> What you should do: Write out the opening lines of the data word for word, up to and including the line with "plt.rcParams['font.family'] = ['Noto", and leave every picture and every later line out.

━━━ Given entries ━━━

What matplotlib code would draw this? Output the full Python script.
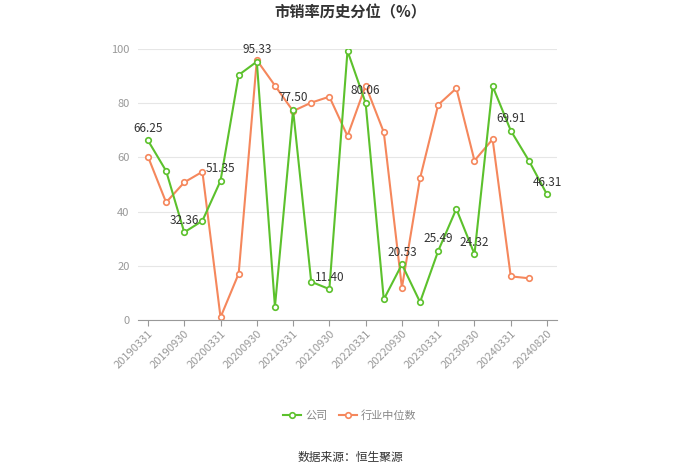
import matplotlib
matplotlib.use("Agg")
import matplotlib.pyplot as plt

plt.rcParams['font.family'] = ['Noto Sans CJK SC', 'DejaVu Sans']

# Data
dates = ["20190331", "20190630", "20190930", "20191231",
         "20200331", "20200630", "20200930", "20201231",
         "20210331", "20210630", "20210930", "20211231",
         "20220331", "20220630", "20220930", "20221231",
         "20230331", "20230630", "20230930", "20231231",
         "20240331", "20240630", "20240820"]
company = [66.25, 55.0, 32.36, 36.6, 51.35, 90.4, 95.33, 4.9,
           77.50, 14.1, 11.40, 99.3, 80.06, 7.6, 20.53, 6.6,
           25.49, 41.0, 24.32, 86.3, 69.91, 58.8, 46.31]
industry = [60.3, 43.4, 50.8, 54.7, 1.0, 17.1, 95.9, 86.5,
            77.1, 80.2, 82.4, 67.9, 86.5, 69.3, 11.9, 52.3,
            79.4, 85.5, 58.8, 66.7, 16.1, 15.4, None]

green = '#5cc12c'
orange = '#f5875c'

fig = plt.figure(figsize=(7, 4.74), dpi=100)
ax = fig.add_axes([138/700, 1-320/474, (557-138)/700, (320-49)/474])

x = list(range(len(dates)))
ind_x = [i for i, v in zip(x, industry) if v is not None]
ind_y = [v for v in industry if v is not None]

ax.plot(x, company, color=green, lw=1.5, marker='o', ms=4,
        mfc='white', mec=green, mew=1.2, label='公司', zorder=3)
ax.plot(ind_x, ind_y, color=orange, lw=1.5, marker='o', ms=4,
        mfc='white', mec=orange, mew=1.2, label='行业中位数', zorder=2)

# value labels on every other company point
for i in range(0, len(company), 2):
    ax.annotate(f"{company[i]:.2f}", (i, company[i]), xytext=(0, 4),
                textcoords='offset points', ha='center', va='bottom',
                fontsize=8.5, color='#333333', zorder=4)

ax.set_xlim(-0.55, len(dates) - 1 + 0.55)
ax.set_ylim(0, 100)
ax.set_yticks([0, 20, 40, 60, 80, 100])
ax.grid(axis='y', color='#e6e6e6', lw=0.8)
ax.set_axisbelow(True)

ticks = x[::2]
ax.set_xticks(ticks)
ax.set_xticklabels([dates[i] for i in ticks],
                   rotation=45, ha='right', rotation_mode='anchor')
ax.tick_params(axis='x', colors='#999999', labelsize=8, length=4, width=0.8, pad=2)
ax.tick_params(axis='y', colors='#999999', labelsize=8, length=0, pad=6)

for s in ['top', 'right', 'left']:
    ax.spines[s].set_visible(False)
ax.spines['bottom'].set_color('#999999')

fig.text(0.5, 1 - 12/474, '市销率历史分位（%）', ha='center', va='center',
         fontsize=11, fontweight='bold', color='#333333')

fig.legend(loc='center', bbox_to_anchor=(0.5, 1 - 416/474), ncol=2,
           frameon=False, fontsize=8, labelcolor='#888888',
           handlelength=1.6, columnspacing=1.0, handletextpad=0.4)

fig.text(0.5, 1 - 457/474, '数据来源：恒生聚源', ha='center', va='center',
         fontsize=8.5, color='#333333')

fig.savefig('out.png', dpi=100)
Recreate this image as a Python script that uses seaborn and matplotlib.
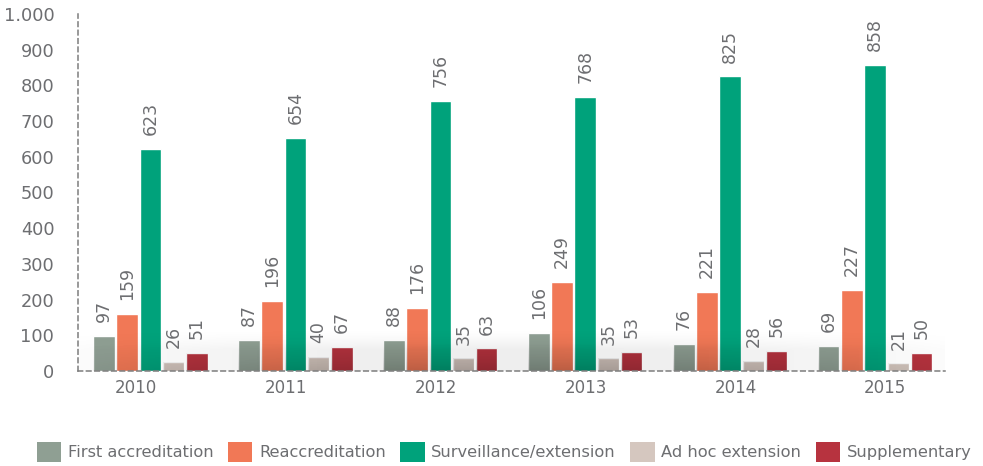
import numpy as np
import pandas as pd
import matplotlib
matplotlib.use('Agg')
import matplotlib.pyplot as plt
import seaborn as sns
from matplotlib.patches import Patch
from matplotlib.path import Path
from matplotlib.patches import PathPatch

# Dados
anos = ['2010', '2011', '2012', '2013', '2014', '2015']
tipos = ['First accreditation', 'Reaccreditation', 'Surveillance/extension',
         'Ad hoc extension', 'Supplementary']
first_accr = [97, 87, 88, 106, 76, 69]
reaccr = [159, 196, 176, 249, 221, 227]
surveillance = [623, 654, 756, 768, 825, 858]
ad_hoc = [26, 40, 35, 35, 28, 21]
supplementary = [51, 67, 63, 53, 56, 50]

cores = ['#8f9f93', '#f17856', '#00a27b', '#d5c7bf', '#b7333f']
cinza = '#6d6e71'

# Formato longo para o seaborn
valores = [first_accr, reaccr, surveillance, ad_hoc, supplementary]
df = pd.DataFrame([(a, t, v[i]) for t, v in zip(tipos, valores) for i, a in enumerate(anos)],
                  columns=['Ano', 'Tipo', 'Valor'])

sns.set_style('white')
plt.rcParams['font.family'] = ['DejaVu Sans']

fig = plt.figure(figsize=(9.83, 4.66), dpi=100)
ax = fig.add_axes([0.0793, 0.2039, 0.8817, 0.7661])

sns.barplot(data=df, x='Ano', y='Valor', hue='Tipo', hue_order=tipos,
            palette=cores, saturation=1, width=0.8, gap=0.07,
            legend=False, ax=ax, zorder=2)

# Rótulos dos valores
for c in ax.containers:
    ax.bar_label(c, rotation=90, padding=10, color=cinza, fontsize=12.5, zorder=5)

x0, x1 = -0.5, 5.48
ax.set_xlim(x0, x1)
ax.set_ylim(0, 1000)

# Sombra suave na base
xs = np.linspace(x0, x1, 300)
ys = np.linspace(0, 130, 200)
X, Y = np.meshgrid(xs, ys)
h = np.clip(1 - ((X - 2.5) / 3.4) ** 2, 0, 1)
v_bg = np.clip((120 - Y) / 60, 0, 1) ** 1.5
img = np.zeros(X.shape + (4,))
img[..., 3] = 0.07 * h * v_bg
ax.imshow(img, extent=(x0, x1, 0, 130), origin='lower', aspect='auto',
          zorder=3, interpolation='bilinear')

# Escurecimento da base das barras
v_bar = np.clip((80 - Y) / 80, 0, 1) ** 1.3
img2 = np.zeros(X.shape + (4,))
img2[..., 3] = 0.17 * h * v_bar
verts, codes = [], []
for p in ax.patches:
    bb = p.get_bbox()
    verts += [(bb.x0, bb.y0), (bb.x1, bb.y0), (bb.x1, bb.y1), (bb.x0, bb.y1), (bb.x0, bb.y0)]
    codes += [Path.MOVETO, Path.LINETO, Path.LINETO, Path.LINETO, Path.CLOSEPOLY]
clip = PathPatch(Path(verts, codes), transform=ax.transData, facecolor='none', edgecolor='none')
ax.add_patch(clip)
im2 = ax.imshow(img2, extent=(x0, x1, 0, 130), origin='lower', aspect='auto',
                zorder=3, interpolation='bilinear')
im2.set_clip_path(clip)
ax.set_xlim(x0, x1)
ax.set_ylim(0, 1000)

# Eixos tracejados
for s in ['top', 'right']:
    ax.spines[s].set_visible(False)
for s in ['left', 'bottom']:
    ax.spines[s].set_linestyle((0, (3, 2.5)))
    ax.spines[s].set_color('#7d7d7d')
    ax.spines[s].set_linewidth(1.1)
    ax.spines[s].set_zorder(4)

ax.set_yticks(range(0, 1001, 100))
ax.set_yticklabels([f'{v:,}'.replace(',', '.') for v in range(0, 1001, 100)])
ax.tick_params(axis='y', direction='in', length=7, width=1.1, color='#7d7d7d',
               labelsize=12.8, labelcolor=cinza, pad=17)

ax.set_xticks(np.linspace(-0.1, 5.07, 6))
ax.set_xticklabels(anos)
ax.set_xticks(np.arange(0.5, 5, 1), minor=True)
ax.tick_params(axis='x', which='major', length=0, labelsize=12, labelcolor=cinza, pad=6)
ax.tick_params(axis='x', which='minor', direction='in', length=8, width=1.1, color='#7d7d7d')
ax.set_xlabel('')
ax.set_ylabel('')
ax.grid(False)

# Legenda
handles = [Patch(facecolor=c, edgecolor='none') for c in cores]
fig.legend(handles, tipos, loc='center', bbox_to_anchor=(0.513, 0.03), ncol=5,
           frameon=False, fontsize=11.7, labelcolor=cinza, handlelength=1.5,
           handleheight=1.5, handletextpad=0.4, columnspacing=0.9)

fig.savefig('out.png', dpi=100)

━━━

> Expected output:
What matplotlib code would draw this? Output the full Python script.
import matplotlib
matplotlib.use("Agg")
import matplotlib.pyplot as plt

plt.rcParams['font.family'] = ['Noto Sans CJK SC', 'DejaVu Sans']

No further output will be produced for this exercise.